1 December

This year’s most memorable exhibitions according to Kunstkritikk’s Christine Antaya.

Aslan Goisum, Object, installation view 2022. Photo: OMN.

Aslan Goisum, Prism, Lunds Konsthall

Since the sharp-edged architecture of Lund’s Konsthall can feel quite controlling, I have often longed for something messy or ugly to shake things up in there. Instead, the opposite happened: a show that was even more jarring than the architecture. Young Chechen-born Aslan Goisum’s deconstructed stars and graveyard fences spoke to my fondness for art where warm skin and life are hinted at behind minimalist surfaces. This blossomed in the monumental video sculpture Prism (2024), where an unclothed young man runs his hands over his body. The literal sharpness has stayed with me: acute angles and heavy metal, and how they spoke to visual and physical perceptions being stored in the body.

Markus Öhrn, the 13 Italian azdoras visiting the artist’s grandmother’s grave in Torne Valley.
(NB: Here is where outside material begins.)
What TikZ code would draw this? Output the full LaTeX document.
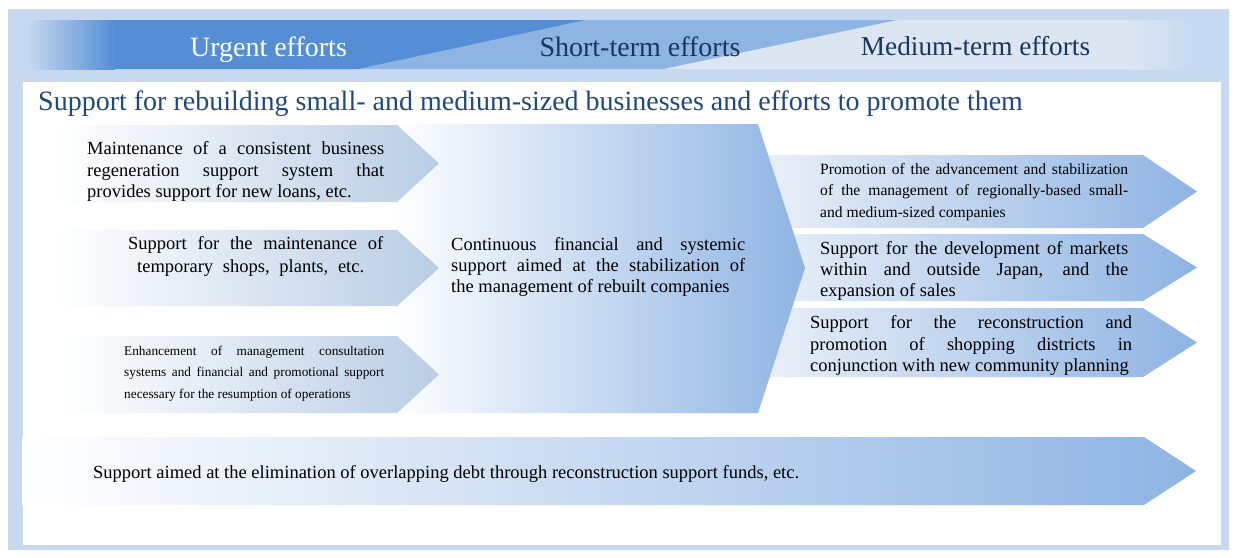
\documentclass[tikz,border=0pt]{standalone}
\usepackage{fontspec}
\setmainfont{Liberation Serif}
\definecolor{panel}{HTML}{C6D9F1}
\definecolor{dkblue}{HTML}{558ED5}
\definecolor{mdblue}{HTML}{8EB4E3}
\definecolor{ltband}{HTML}{DCE6F2}
\definecolor{navy}{HTML}{1F497D}
\definecolor{hnavy}{HTML}{17375E}
\definecolor{steel}{HTML}{B9CDE5}
\definecolor{rleft}{HTML}{E9EFF8}
\begin{document}
\begin{tikzpicture}[x=1pt,y=-1pt,
  txt/.style={inner sep=0pt, anchor=west, align=justify, text=black,
    font=\fontsize{18.5}{21.5}\selectfont},
  head/.style={inner sep=0pt, anchor=base, font=\fontsize{28}{30}\selectfont},
  larrow/.style={left color=white, right color=steel},
  carrow/.style={left color=white, right color=mdblue},
  rarrow/.style={left color=rleft, right color=mdblue}]
\useasboundingbox (0,0) rectangle (1237,557);
% outer panel
\fill[panel] (8,9) rectangle (1229,550);
% header band
\fill[ltband] (600,20) rectangle (1130,69);
\shade[left color=ltband, right color=panel] (1130,20) rectangle (1195,69);
\fill[mdblue] (300,20) -- (897,20) -- (663,69) -- (300,69) -- cycle;
\fill[dkblue] (114,20) -- (585,20) -- (358,69) -- (114,69) -- cycle;
\shade[left color=panel, right color=dkblue] (28,20) rectangle (115,69);
\node[head, text=white] (urgent) at (268.5,56) {Urgent efforts};
\node[head, text=hnavy] (short) at (640,56) {Short-term efforts};
\node[head, text=hnavy, font=\fontsize{27.3}{30}\selectfont] (medium) at (975.5,55) {Medium-term efforts};
% white box
\fill[white] (23,82) rectangle (1221,545);
\node[inner sep=0pt, anchor=base west, text=navy, font=\fontsize{28}{30}\selectfont] (title) at (38,110)
  {Support for rebuilding small- and medium-sized businesses and efforts to promote them};
% right arrows
\shade[rarrow] (767,155) -- (1143,155) -- (1197,191.5) -- (1143,228) -- (767,228) -- cycle;
\shade[rarrow] (767,234) -- (1143,234) -- (1197,267.5) -- (1143,301) -- (767,301) -- cycle;
\shade[rarrow] (767,308) -- (1143,308) -- (1197,342.5) -- (1143,377) -- (767,377) -- cycle;
% centre arrow
\shade[carrow] (390,124) -- (758,124) -- (805,268) -- (758,413) -- (390,413) -- cycle;
% left arrows
\shade[larrow] (55,125) -- (397,125) -- (439,163.5) -- (397,202) -- (55,202) -- cycle;
\shade[larrow] (55,230) -- (397,230) -- (439,268) -- (397,306) -- (55,306) -- cycle;
\shade[larrow] (62,336) -- (397,336) -- (439,374.5) -- (397,413) -- (62,413) -- cycle;
% bottom arrow
\shade[carrow] (22,437) -- (1144,437) -- (1196,471) -- (1144,505) -- (22,505) -- cycle;
% texts
\node[txt, text width=297pt] (l1) at (87,171.5)
  {Maintenance of a consistent business\linebreak regeneration support system that\linebreak provides support for new loans, etc.};
\node[inner sep=0pt, anchor=west, align=left, text=black, font=\fontsize{18.5}{23}\selectfont] (l2) at (128,256)
  {\hbox to 255pt{Support\hfil for\hfil the\hfil maintenance\hfil of}\\
   \hbox to 255pt{\hskip9pt temporary\hfil shops,\hfil plants,\hfil etc.\hskip19pt}};
\node[txt, text width=260pt, font=\fontsize{13.3}{21.5}\selectfont] (l3) at (124,373.5)
  {Enhancement of management consultation\linebreak systems and financial and promotional support\linebreak necessary for the resumption of operations};
\node[txt, text width=294pt, font=\fontsize{18.5}{21}\selectfont] (c1) at (451,267)
  {Continuous financial and systemic\linebreak support aimed at the stabilization of\linebreak the management of rebuilt companies};
\node[txt, text width=308pt, font=\fontsize{15.6}{21.5}\selectfont] (r1) at (820,192)
  {Promotion of the advancement and stabilization\linebreak of the management of regionally-based small-\linebreak and medium-sized companies};
\node[txt, text width=308pt, font=\fontsize{18.5}{21}\selectfont] (r2) at (820,271)
  {Support for the development of markets\linebreak within and outside Japan, and the\linebreak expansion of sales};
\node[txt, text width=322pt, font=\fontsize{18.5}{21.5}\selectfont] (r3) at (810,345.5)
  {Support for the reconstruction and\linebreak promotion of shopping districts in\linebreak conjunction with new community planning};
\node[txt, align=left] (b1) at (93,474)
  {Support aimed at the elimination of overlapping debt through reconstruction support funds, etc.};
\end{tikzpicture}
\end{document}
Markus Öhrn & Azdora, Requiem for Eva-Britt, Bonnier’s Konsthall, Stockholm 

Marcus Öhrn’s project was about engaging a group of azdoras, older Italian women, to live out his late grandmother’s wish to have been allowed to do something destructive in her life. This was summarised very powerfully in the opening video that reverberated throughout his exhibition. The women have travelled to the artist’s grandmother’s grave in Tornedalen, in the very north of Sweden. It is a grey, drizzly day. The camera is placed by the gravestone. The women approach one by one, lay a flower and say a few words; several of them speak at length about how she and her grandson have changed their lives. Who knows what the grandmother would have made of it all, but such specific testimonies about the impact of art are rare.

Photo: Kim Westerström

Pär Darell, Anti, Malmö

The Malmö release of the monograph on the late artist and poet Pär Darell (1979–2011) (Hov: Press, 2024) included a screening of his film Jag intervjuar en kille som tränar på samma gym som jag (I interview a guy who trains at the same gym as I, 2010). The interview is transcribed in the book, which also includes the certificates issued to strangers Darell met on the street and persuaded to participate in various performances (like going to buy a hamburger) when he was a student at Valand art academy in Gothenburg. During the release, Darell’s poems were read by six “quite ordinary” guys, one of whom was bleeding after dropping a spirit level on his head. He finished reading and walked over to the emergency room. Typical Malmö – and in the spirit of Pär Darell, according to those who knew him.

Christine Antaya is an art critic and translator. She is a regular contributor to Kunstkritikk, Sydsvenska Dagbladet, and Svenska Dagbladet.